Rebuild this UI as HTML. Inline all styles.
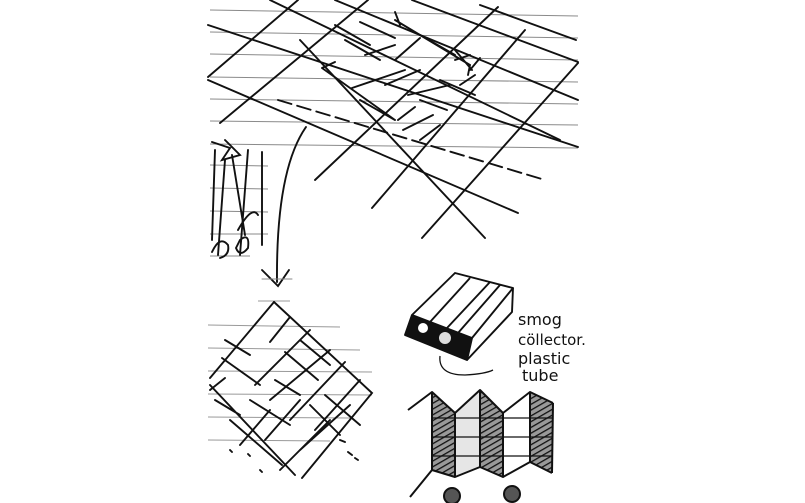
<!DOCTYPE html>
<html><head><meta charset="utf-8"><style>
html,body{margin:0;padding:0;background:#fff;}
svg{display:block}
text{font-family:"DejaVu Sans","Liberation Sans",sans-serif;fill:#111}
</style></head><body>
<svg width="805" height="503" viewBox="0 0 805 503" xmlns="http://www.w3.org/2000/svg">
<rect width="805" height="503" fill="#fff"/>
<g stroke="#8a8a8a" stroke-width="1">
<line x1="210" y1="10" x2="578" y2="16"/>
<line x1="210" y1="32" x2="578" y2="38"/>
<line x1="210" y1="54" x2="578" y2="60"/>
<line x1="210" y1="77" x2="578" y2="82"/>
<line x1="210" y1="99" x2="578" y2="104"/>
<line x1="210" y1="121" x2="578" y2="125"/>
<line x1="210" y1="144" x2="578" y2="148"/>
<line x1="210" y1="165" x2="268" y2="166"/>
<line x1="210" y1="188" x2="268" y2="189"/>
<line x1="210" y1="211" x2="268" y2="212"/>
<line x1="210" y1="234" x2="268" y2="234"/>
<line x1="210" y1="256" x2="250" y2="256"/>
</g>
<g stroke="#111" stroke-width="1.9" fill="none" stroke-linecap="round">
<line x1="208" y1="25" x2="578" y2="147"/>
<line x1="208" y1="80" x2="518" y2="213"/>
<line x1="335" y1="0" x2="578" y2="100"/>
<line x1="412" y1="0" x2="578" y2="62"/>
<line x1="270" y1="0" x2="560" y2="140"/>
<line x1="300" y1="40" x2="485" y2="238"/>
<line x1="278" y1="100" x2="545" y2="180" stroke-dasharray="14 6"/>
<line x1="220" y1="123" x2="368" y2="0"/>
<line x1="208" y1="77" x2="298" y2="0"/>
<line x1="315" y1="180" x2="498" y2="7"/>
<line x1="372" y1="208" x2="525" y2="30"/>
<line x1="422" y1="238" x2="578" y2="63"/>
<line x1="480" y1="5" x2="576" y2="40"/>
<path d="M322 68 L335 62 M322 68 L395 120 M352 88 L405 70 M345 40 L380 60 M335 25 L370 45 M360 22 L395 38 M365 55 L395 45 M395 60 L420 38 M395 12 L400 25 M395 20 L470 65 L468 75 M420 35 L455 55 M385 85 L420 70 M408 95 L450 85 M360 100 L395 120 M420 100 L447 110 M440 80 L475 95 M455 60 L470 55 M455 50 L472 70 M470 70 L480 58 M460 85 L475 75 M398 120 L415 107 M403 130 L433 115 M420 140 L440 125"/>
<path d="M212 142 L230 148 L222 160 L240 155 L225 140 M215 150 L212 240 M225 160 L218 255 M232 155 L245 235 M248 150 L240 255 M262 152 L262 245 M238 230 Q252 205 258 215 M212 252 Q220 235 228 245 Q230 255 220 258 M240 240 Q250 232 248 248 Q240 258 236 248 Z"/>
<path d="M306 127 Q276 170 277 282"/>
<path d="M262 270 L278 286 L289 270"/>
<line x1="262" y1="279" x2="292" y2="279" stroke="#888" stroke-width="1"/>
</g>
<g stroke="#999" stroke-width="1">
<line x1="208" y1="325" x2="340" y2="327"/>
<line x1="208" y1="348" x2="360" y2="350"/>
<line x1="208" y1="371" x2="372" y2="372"/>
<line x1="208" y1="394" x2="372" y2="395"/>
<line x1="208" y1="417" x2="350" y2="418"/>
<line x1="208" y1="440" x2="330" y2="441"/>
<line x1="258" y1="301" x2="290" y2="301"/>
</g>
<g stroke="#111" stroke-width="1.9" fill="none" stroke-linecap="round">
<path d="M274 302 L372 393 L302 478"/>
<path d="M274 302 L210 378"/>
<path d="M290 317 L270 342 M310 330 L255 385 M330 350 L270 400 M345 362 L290 420 M360 380 L315 430 M300 340 L330 365 M285 352 L318 380 M225 340 L250 355 M222 358 L260 385 M210 390 L225 378 M215 400 L240 415 M230 420 L282 465 M250 400 L290 425 M265 440 L300 400 M280 470 L330 420 M300 450 L350 405 M325 395 L360 425 M240 445 L270 410 M310 405 L340 435 M275 380 L300 395 M210 385 L295 475"/>
<path d="M230 450 L232 452 M248 454 L250 456 M260 470 L262 472 M340 440 L345 442 M348 452 L352 455 M355 458 L358 460"/>
</g>
<g stroke="#111" stroke-width="1.9" fill="none" stroke-linejoin="round">
<path d="M455 273 L513 288 L472 338 L412 315 Z"/>
<path d="M412 315 L405 335 L467 360 L472 338"/>
<path d="M513 288 L512 312 L467 360"/>
<path d="M470 278 L430 322 M490 282 L447 328 M500 285 L458 333"/>
</g>
<path d="M412 315 L472 338 L467 360 L405 335 Z" fill="#111"/>
<circle cx="423" cy="328" r="5" fill="#fff"/>
<circle cx="445" cy="338" r="6" fill="#ddd"/>
<path d="M440 356 Q438 375 465 375 Q485 374 493 370" stroke="#111" stroke-width="1.3" fill="none"/>
<text x="518" y="325" font-size="16">smog</text>
<text x="518" y="345" font-size="15">cöllector.</text>
<text x="518" y="364" font-size="16">plastic</text>
<text x="522" y="381" font-size="16">tube</text>
<defs>
<pattern id="h" width="5" height="5" patternUnits="userSpaceOnUse" patternTransform="rotate(60)">
<rect width="5" height="5" fill="#999"/><line x1="0" y1="0" x2="0" y2="5" stroke="#111" stroke-width="2.6"/>
</pattern>
</defs>
<path d="M432 392 L455 413 L455 477 L432 470 Z" fill="url(#h)"/>
<path d="M480 390 L503 413 L503 477 L480 467 Z" fill="url(#h)"/>
<path d="M530 392 L553 403 L552 473 L530 462 Z" fill="url(#h)"/>
<path d="M455 413 L480 390 L480 467 L455 477 Z" fill="#e6e6e6"/>
<g stroke="#111" stroke-width="2" fill="none" stroke-linejoin="round">
<path d="M408 410 L432 392 L455 413 L480 390 L503 413 L530 392 L553 403"/>
<path d="M410 497 L432 470 L455 477 L480 467 L503 477 L530 462 L552 473"/>
<line x1="432" y1="392" x2="432" y2="470"/>
<line x1="455" y1="413" x2="455" y2="477"/>
<line x1="480" y1="390" x2="480" y2="467"/>
<line x1="503" y1="413" x2="503" y2="477"/>
<line x1="530" y1="392" x2="530" y2="462"/>
<line x1="553" y1="403" x2="552" y2="473"/>
<path d="M432 418 L553 418 M432 437 L553 437 M432 456 L553 456" stroke-width="1.2"/>
<circle cx="452" cy="496" r="8" fill="#555"/>
<circle cx="512" cy="494" r="8" fill="#555"/>
</g>
</svg>
</body></html>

Goal:
Quote the data above in full and without alteration; skip the pictures.

Solution to this exercise:
Rebuild this UI as HTML. Inline all styles.
<!DOCTYPE html>
<html><head><meta charset="utf-8"><style>
html,body{margin:0;padding:0;background:#fff;}
svg{display:block}
text{font-family:"DejaVu Sans","Liberation Sans",sans-serif;fill:#111}
</style></head><body>
<svg width="805" height="503" viewBox="0 0 805 503" xmlns="http://www.w3.org/2000/svg">
<rect width="805" height="503" fill="#fff"/>
<g stroke="#8a8a8a" stroke-width="1">
<line x1="210" y1="10" x2="578" y2="16"/>
<line x1="210" y1="32" x2="578" y2="38"/>
<line x1="210" y1="54" x2="578" y2="60"/>
<line x1="210" y1="77" x2="578" y2="82"/>
<line x1="210" y1="99" x2="578" y2="104"/>
<line x1="210" y1="121" x2="578" y2="125"/>
<line x1="210" y1="144" x2="578" y2="148"/>
<line x1="210" y1="165" x2="268" y2="166"/>
<line x1="210" y1="188" x2="268" y2="189"/>
<line x1="210" y1="211" x2="268" y2="212"/>
<line x1="210" y1="234" x2="268" y2="234"/>
<line x1="210" y1="256" x2="250" y2="256"/>
</g>
<g stroke="#111" stroke-width="1.9" fill="none" stroke-linecap="round">
<line x1="208" y1="25" x2="578" y2="147"/>
<line x1="208" y1="80" x2="518" y2="213"/>
<line x1="335" y1="0" x2="578" y2="100"/>
<line x1="412" y1="0" x2="578" y2="62"/>
<line x1="270" y1="0" x2="560" y2="140"/>
<line x1="300" y1="40" x2="485" y2="238"/>
<line x1="278" y1="100" x2="545" y2="180" stroke-dasharray="14 6"/>
<line x1="220" y1="123" x2="368" y2="0"/>
<line x1="208" y1="77" x2="298" y2="0"/>
<line x1="315" y1="180" x2="498" y2="7"/>
<line x1="372" y1="208" x2="525" y2="30"/>
<line x1="422" y1="238" x2="578" y2="63"/>
<line x1="480" y1="5" x2="576" y2="40"/>
<path d="M322 68 L335 62 M322 68 L395 120 M352 88 L405 70 M345 40 L380 60 M335 25 L370 45 M360 22 L395 38 M365 55 L395 45 M395 60 L420 38 M395 12 L400 25 M395 20 L470 65 L468 75 M420 35 L455 55 M385 85 L420 70 M408 95 L450 85 M360 100 L395 120 M420 100 L447 110 M440 80 L475 95 M455 60 L470 55 M455 50 L472 70 M470 70 L480 58 M460 85 L475 75 M398 120 L415 107 M403 130 L433 115 M420 140 L440 125"/>
<path d="M212 142 L230 148 L222 160 L240 155 L225 140 M215 150 L212 240 M225 160 L218 255 M232 155 L245 235 M248 150 L240 255 M262 152 L262 245 M238 230 Q252 205 258 215 M212 252 Q220 235 228 245 Q230 255 220 258 M240 240 Q250 232 248 248 Q240 258 236 248 Z"/>
<path d="M306 127 Q276 170 277 282"/>
<path d="M262 270 L278 286 L289 270"/>
<line x1="262" y1="279" x2="292" y2="279" stroke="#888" stroke-width="1"/>
</g>
<g stroke="#999" stroke-width="1">
<line x1="208" y1="325" x2="340" y2="327"/>
<line x1="208" y1="348" x2="360" y2="350"/>
<line x1="208" y1="371" x2="372" y2="372"/>
<line x1="208" y1="394" x2="372" y2="395"/>
<line x1="208" y1="417" x2="350" y2="418"/>
<line x1="208" y1="440" x2="330" y2="441"/>
<line x1="258" y1="301" x2="290" y2="301"/>
</g>
<g stroke="#111" stroke-width="1.9" fill="none" stroke-linecap="round">
<path d="M274 302 L372 393 L302 478"/>
<path d="M274 302 L210 378"/>
<path d="M290 317 L270 342 M310 330 L255 385 M330 350 L270 400 M345 362 L290 420 M360 380 L315 430 M300 340 L330 365 M285 352 L318 380 M225 340 L250 355 M222 358 L260 385 M210 390 L225 378 M215 400 L240 415 M230 420 L282 465 M250 400 L290 425 M265 440 L300 400 M280 470 L330 420 M300 450 L350 405 M325 395 L360 425 M240 445 L270 410 M310 405 L340 435 M275 380 L300 395 M210 385 L295 475"/>
<path d="M230 450 L232 452 M248 454 L250 456 M260 470 L262 472 M340 440 L345 442 M348 452 L352 455 M355 458 L358 460"/>
</g>
<g stroke="#111" stroke-width="1.9" fill="none" stroke-linejoin="round">
<path d="M455 273 L513 288 L472 338 L412 315 Z"/>
<path d="M412 315 L405 335 L467 360 L472 338"/>
<path d="M513 288 L512 312 L467 360"/>
<path d="M470 278 L430 322 M490 282 L447 328 M500 285 L458 333"/>
</g>
<path d="M412 315 L472 338 L467 360 L405 335 Z" fill="#111"/>
<circle cx="423" cy="328" r="5" fill="#fff"/>
<circle cx="445" cy="338" r="6" fill="#ddd"/>
<path d="M440 356 Q438 375 465 375 Q485 374 493 370" stroke="#111" stroke-width="1.3" fill="none"/>
<text x="518" y="325" font-size="16">smog</text>
<text x="518" y="345" font-size="15">cöllector.</text>
<text x="518" y="364" font-size="16">plastic</text>
<text x="522" y="381" font-size="16">tube</text>
<defs>
<pattern id="h" width="5" height="5" patternUnits="userSpaceOnUse" patternTransform="rotate(60)">
<rect width="5" height="5" fill="#999"/><line x1="0" y1="0" x2="0" y2="5" stroke="#111" stroke-width="2.6"/>
</pattern>
</defs>
<path d="M432 392 L455 413 L455 477 L432 470 Z" fill="url(#h)"/>
<path d="M480 390 L503 413 L503 477 L480 467 Z" fill="url(#h)"/>
<path d="M530 392 L553 403 L552 473 L530 462 Z" fill="url(#h)"/>
<path d="M455 413 L480 390 L480 467 L455 477 Z" fill="#e6e6e6"/>
<g stroke="#111" stroke-width="2" fill="none" stroke-linejoin="round">
<path d="M408 410 L432 392 L455 413 L480 390 L503 413 L530 392 L553 403"/>
<path d="M410 497 L432 470 L455 477 L480 467 L503 477 L530 462 L552 473"/>
<line x1="432" y1="392" x2="432" y2="470"/>
<line x1="455" y1="413" x2="455" y2="477"/>
<line x1="480" y1="390" x2="480" y2="467"/>
<line x1="503" y1="413" x2="503" y2="477"/>
<line x1="530" y1="392" x2="530" y2="462"/>
<line x1="553" y1="403" x2="552" y2="473"/>
<path d="M432 418 L553 418 M432 437 L553 437 M432 456 L553 456" stroke-width="1.2"/>
<circle cx="452" cy="496" r="8" fill="#555"/>
<circle cx="512" cy="494" r="8" fill="#555"/>
</g>
</svg>
</body></html>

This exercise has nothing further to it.